**What this task involves**
Reproduce the data below in full and exclude every picture.

**Material for the task**
══════

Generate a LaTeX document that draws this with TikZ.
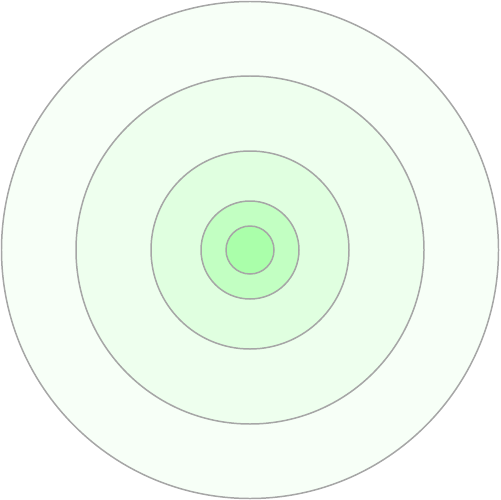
\documentclass[tikz,border=0pt]{standalone}
\usepackage{tikz}
\definecolor{ringa}{HTML}{F7FFF7}
\definecolor{ringb}{HTML}{EEFFEE}
\definecolor{ringc}{HTML}{E0FFE0}
\definecolor{ringd}{HTML}{C2FFC2}
\definecolor{ringe}{HTML}{AAFFAA}
\definecolor{rimgray}{HTML}{A6A6A6}
\tikzset{
  ring/.style={draw=rimgray, line width=0.85pt, fill=#1},
}
\begin{document}
\begin{tikzpicture}[x=0.02cm, y=-0.02cm]
  \useasboundingbox (0,0) rectangle (500,500);
  \coordinate (c) at (250,250);
  \foreach \r/\col in {248.5/ringa, 174/ringb, 99/ringc, 49/ringd, 24/ringe}
    \draw[ring=\col] (c) circle[radius=\r];
\end{tikzpicture}
\end{document}
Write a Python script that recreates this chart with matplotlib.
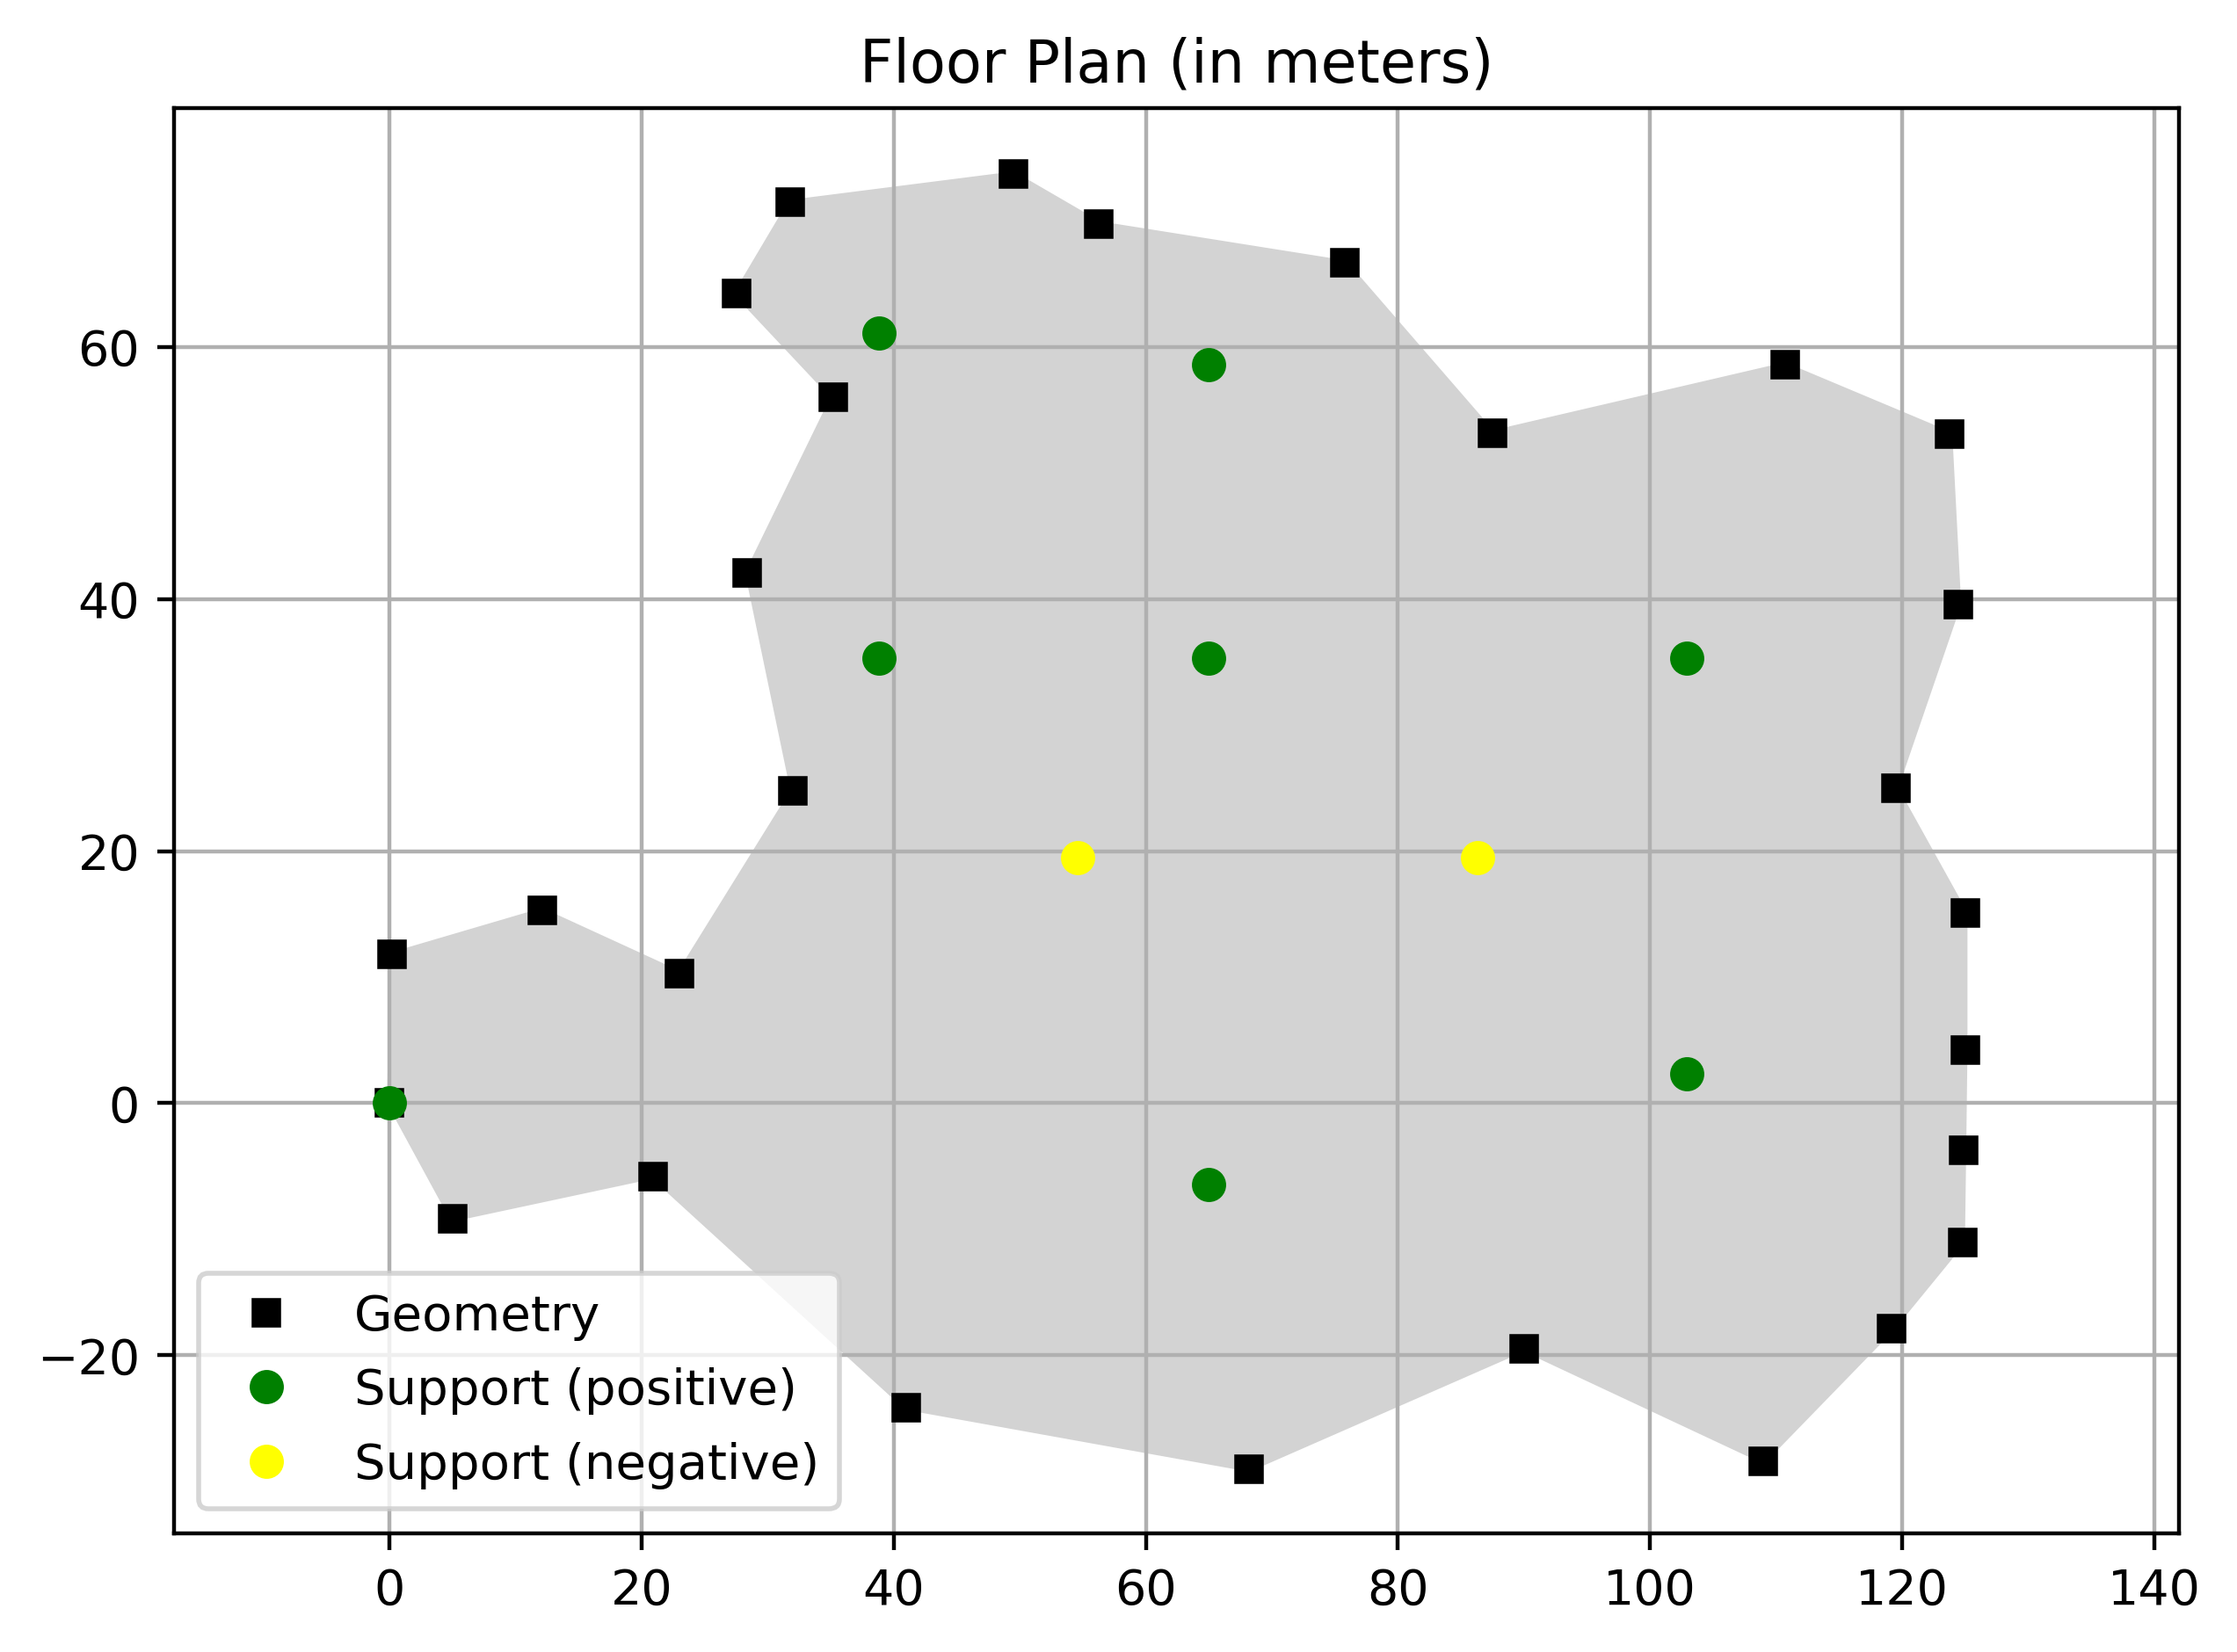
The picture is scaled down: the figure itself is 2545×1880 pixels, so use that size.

══════

**The result**
Generate a LaTeX document that draws this with TikZ.
\documentclass[tikz,border=0pt]{standalone}
\usepackage{tikz}
\definecolor{ringa}{HTML}{F7FFF7}
\definecolor{ringb}{HTML}{EEFFEE}
\definecolor{ringc}{HTML}{E0FFE0}
\definecolor{ringd}{HTML}{C2FFC2}
\definecolor{ringe}{HTML}{AAFFAA}
\definecolor{rimgray}{HTML}{A6A6A6}
\tikzset{
  ring/.style={draw=rimgray, line width=0.85pt, fill=#1},
}
\begin{document}
\begin{tikzpicture}[x=0.02cm, y=-0.02cm]
  \useasboundingbox (0,0) rectangle (500,500);
  \coordinate (c) at (250,250);
  \foreach \r/\col in {248.5/ringa, 174/ringb, 99/ringc, 49/ringd, 24/ringe}
    \draw[ring=\col] (c) circle[radius=\r];
\end{tikzpicture}
\end{document}
Write a Python script that recreates this chart with matplotlib.
The picture is scaled down: the figure itself is 2545×1880 pixels, so use that size.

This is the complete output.